» **What is expected**: Without the pictures, write out all the lines below exactly as they appear.

» **Data lines**:
+++

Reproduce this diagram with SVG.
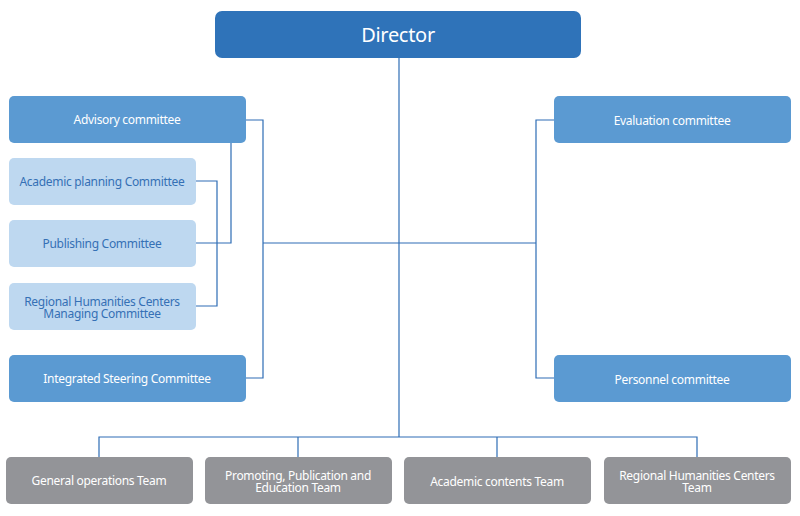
<svg xmlns="http://www.w3.org/2000/svg" width="800" height="516" viewBox="0 0 800 516">
<style>
.dir{fill:#2f73b9}
.mid{fill:#5b9ad2}
.lt{fill:#bed8f0}
.gr{fill:#939498}
text{font-family:"Noto Sans","Liberation Sans",sans-serif;font-size:12px;text-anchor:middle;letter-spacing:-0.3px}
.w{fill:#ffffff}
.b{fill:#3570b5}
.c{fill:none;stroke:#2e6db5;stroke-width:1.2}
</style>
<rect width="800" height="516" fill="#ffffff"/>
<g id="connectors" class="c">
<path d="M399 58V437"/>
<path d="M263 243H536"/>
<path d="M246 120H263V378H246"/>
<path d="M554 120H536V378H554"/>
<path d="M231 143V243H196"/>
<path d="M196 181H217V306H196"/>
<path d="M99 457V437H697V457"/>
<path d="M298 437V457"/>
<path d="M497 437V457"/>
</g>
<g id="director"><rect class="dir" x="215" y="11" width="366" height="47" rx="7"/><text class="w" x="398" y="42" style="font-size:20px">Director</text></g>
<g id="advisory"><rect class="mid" x="9" y="96" width="237" height="47" rx="5"/><text class="w" x="127" y="124">Advisory committee</text></g>
<g id="academic-planning"><rect class="lt" x="9" y="158" width="187" height="47" rx="5"/><text class="b" x="102" y="186">Academic planning Committee</text></g>
<g id="publishing"><rect class="lt" x="9" y="220" width="187" height="47" rx="5"/><text class="b" x="102" y="248">Publishing Committee</text></g>
<g id="regional-committee"><rect class="lt" x="9" y="283" width="187" height="47" rx="5"/><text class="b" x="102" y="305.5">Regional Humanities Centers</text><text class="b" x="102" y="318">Managing Committee</text></g>
<g id="integrated"><rect class="mid" x="9" y="355" width="237" height="47" rx="5"/><text class="w" x="127" y="383">Integrated Steering Committee</text></g>
<g id="evaluation"><rect class="mid" x="554" y="96" width="237" height="47" rx="5"/><text class="w" x="672" y="125">Evaluation committee</text></g>
<g id="personnel"><rect class="mid" x="554" y="355" width="237" height="47" rx="5"/><text class="w" x="672" y="384">Personnel committee</text></g>
<g id="general"><rect class="gr" x="6" y="457" width="187" height="47" rx="5"/><text class="w" x="99" y="485">General operations Team</text></g>
<g id="promoting"><rect class="gr" x="205" y="457" width="187" height="47" rx="5"/><text class="w" x="298" y="479.5">Promoting, Publication and</text><text class="w" x="298" y="492">Education Team</text></g>
<g id="academic-contents"><rect class="gr" x="404" y="457" width="187" height="47" rx="5"/><text class="w" x="497" y="486">Academic contents Team</text></g>
<g id="regional-team"><rect class="gr" x="604" y="457" width="187" height="47" rx="5"/><text class="w" x="697" y="479.5">Regional Humanities Centers</text><text class="w" x="697" y="492">Team</text></g>
</svg>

+++

» **The reply**:
Reproduce this diagram with SVG.
<svg xmlns="http://www.w3.org/2000/svg" width="800" height="516" viewBox="0 0 800 516">
<style>
.dir{fill:#2f73b9}
.mid{fill:#5b9ad2}
.lt{fill:#bed8f0}
.gr{fill:#939498}
text{font-family:"Noto Sans","Liberation Sans",sans-serif;font-size:12px;text-anchor:middle;letter-spacing:-0.3px}
.w{fill:#ffffff}
.b{fill:#3570b5}
.c{fill:none;stroke:#2e6db5;stroke-width:1.2}
</style>
<rect width="800" height="516" fill="#ffffff"/>
<g id="connectors" class="c">
<path d="M399 58V437"/>
<path d="M263 243H536"/>
<path d="M246 120H263V378H246"/>
<path d="M554 120H536V378H554"/>
<path d="M231 143V243H196"/>
<path d="M196 181H217V306H196"/>
<path d="M99 457V437H697V457"/>
<path d="M298 437V457"/>
<path d="M497 437V457"/>
</g>
<g id="director"><rect class="dir" x="215" y="11" width="366" height="47" rx="7"/><text class="w" x="398" y="42" style="font-size:20px">Director</text></g>
<g id="advisory"><rect class="mid" x="9" y="96" width="237" height="47" rx="5"/><text class="w" x="127" y="124">Advisory committee</text></g>
<g id="academic-planning"><rect class="lt" x="9" y="158" width="187" height="47" rx="5"/><text class="b" x="102" y="186">Academic planning Committee</text></g>
<g id="publishing"><rect class="lt" x="9" y="220" width="187" height="47" rx="5"/><text class="b" x="102" y="248">Publishing Committee</text></g>
<g id="regional-committee"><rect class="lt" x="9" y="283" width="187" height="47" rx="5"/><text class="b" x="102" y="305.5">Regional Humanities Centers</text><text class="b" x="102" y="318">Managing Committee</text></g>
<g id="integrated"><rect class="mid" x="9" y="355" width="237" height="47" rx="5"/><text class="w" x="127" y="383">Integrated Steering Committee</text></g>
<g id="evaluation"><rect class="mid" x="554" y="96" width="237" height="47" rx="5"/><text class="w" x="672" y="125">Evaluation committee</text></g>
<g id="personnel"><rect class="mid" x="554" y="355" width="237" height="47" rx="5"/><text class="w" x="672" y="384">Personnel committee</text></g>
<g id="general"><rect class="gr" x="6" y="457" width="187" height="47" rx="5"/><text class="w" x="99" y="485">General operations Team</text></g>
<g id="promoting"><rect class="gr" x="205" y="457" width="187" height="47" rx="5"/><text class="w" x="298" y="479.5">Promoting, Publication and</text><text class="w" x="298" y="492">Education Team</text></g>
<g id="academic-contents"><rect class="gr" x="404" y="457" width="187" height="47" rx="5"/><text class="w" x="497" y="486">Academic contents Team</text></g>
<g id="regional-team"><rect class="gr" x="604" y="457" width="187" height="47" rx="5"/><text class="w" x="697" y="479.5">Regional Humanities Centers</text><text class="w" x="697" y="492">Team</text></g>
</svg>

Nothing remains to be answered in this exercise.